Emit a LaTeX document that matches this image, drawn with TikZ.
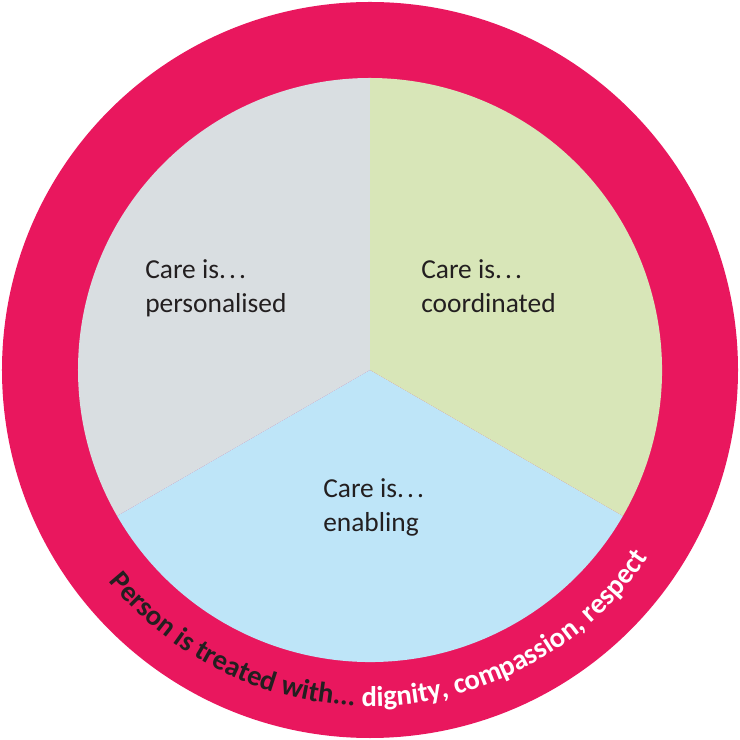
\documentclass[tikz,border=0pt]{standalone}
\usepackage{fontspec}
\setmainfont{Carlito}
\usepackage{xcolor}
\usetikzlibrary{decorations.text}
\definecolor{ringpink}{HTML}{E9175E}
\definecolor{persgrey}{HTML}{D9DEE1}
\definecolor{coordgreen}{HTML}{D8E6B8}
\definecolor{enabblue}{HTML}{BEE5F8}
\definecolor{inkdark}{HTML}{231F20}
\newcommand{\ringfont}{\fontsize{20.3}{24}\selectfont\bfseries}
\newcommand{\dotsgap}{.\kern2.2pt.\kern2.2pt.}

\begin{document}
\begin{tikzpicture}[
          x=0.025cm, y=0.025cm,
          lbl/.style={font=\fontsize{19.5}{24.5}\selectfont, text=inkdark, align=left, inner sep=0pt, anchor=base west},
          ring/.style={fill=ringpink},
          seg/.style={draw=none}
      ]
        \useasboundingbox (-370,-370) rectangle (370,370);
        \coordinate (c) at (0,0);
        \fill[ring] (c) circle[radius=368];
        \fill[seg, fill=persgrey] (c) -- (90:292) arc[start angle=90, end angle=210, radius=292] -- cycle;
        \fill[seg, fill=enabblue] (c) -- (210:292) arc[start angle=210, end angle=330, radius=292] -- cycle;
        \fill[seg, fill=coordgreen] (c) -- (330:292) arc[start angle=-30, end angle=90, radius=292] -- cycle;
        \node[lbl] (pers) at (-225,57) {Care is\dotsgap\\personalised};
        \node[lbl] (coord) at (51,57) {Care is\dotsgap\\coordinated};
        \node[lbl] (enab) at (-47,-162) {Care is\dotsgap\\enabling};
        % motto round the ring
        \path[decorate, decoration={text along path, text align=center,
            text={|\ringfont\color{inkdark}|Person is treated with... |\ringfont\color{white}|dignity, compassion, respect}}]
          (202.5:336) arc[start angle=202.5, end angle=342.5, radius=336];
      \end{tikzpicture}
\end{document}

# # # #

__What this task involves__. Reproduce the material above verbatim; omit every picture.

__Output for this exercise__.
Emit a LaTeX document that matches this image, drawn with TikZ.
\documentclass[tikz,border=0pt]{standalone}
\usepackage{fontspec}
\setmainfont{Carlito}
\usepackage{xcolor}
\usetikzlibrary{decorations.text}
\definecolor{ringpink}{HTML}{E9175E}
\definecolor{persgrey}{HTML}{D9DEE1}
\definecolor{coordgreen}{HTML}{D8E6B8}
\definecolor{enabblue}{HTML}{BEE5F8}
\definecolor{inkdark}{HTML}{231F20}
\newcommand{\ringfont}{\fontsize{20.3}{24}\selectfont\bfseries}
\newcommand{\dotsgap}{.\kern2.2pt.\kern2.2pt.}

\begin{document}
\begin{tikzpicture}[
          x=0.025cm, y=0.025cm,
          lbl/.style={font=\fontsize{19.5}{24.5}\selectfont, text=inkdark, align=left, inner sep=0pt, anchor=base west},
          ring/.style={fill=ringpink},
          seg/.style={draw=none}
      ]
        \useasboundingbox (-370,-370) rectangle (370,370);
        \coordinate (c) at (0,0);
        \fill[ring] (c) circle[radius=368];
        \fill[seg, fill=persgrey] (c) -- (90:292) arc[start angle=90, end angle=210, radius=292] -- cycle;
        \fill[seg, fill=enabblue] (c) -- (210:292) arc[start angle=210, end angle=330, radius=292] -- cycle;
        \fill[seg, fill=coordgreen] (c) -- (330:292) arc[start angle=-30, end angle=90, radius=292] -- cycle;
        \node[lbl] (pers) at (-225,57) {Care is\dotsgap\\personalised};
        \node[lbl] (coord) at (51,57) {Care is\dotsgap\\coordinated};
        \node[lbl] (enab) at (-47,-162) {Care is\dotsgap\\enabling};
        % motto round the ring
        \path[decorate, decoration={text along path, text align=center,
            text={|\ringfont\color{inkdark}|Person is treated with... |\ringfont\color{white}|dignity, compassion, respect}}]
          (202.5:336) arc[start angle=202.5, end angle=342.5, radius=336];
      \end{tikzpicture}
\end{document}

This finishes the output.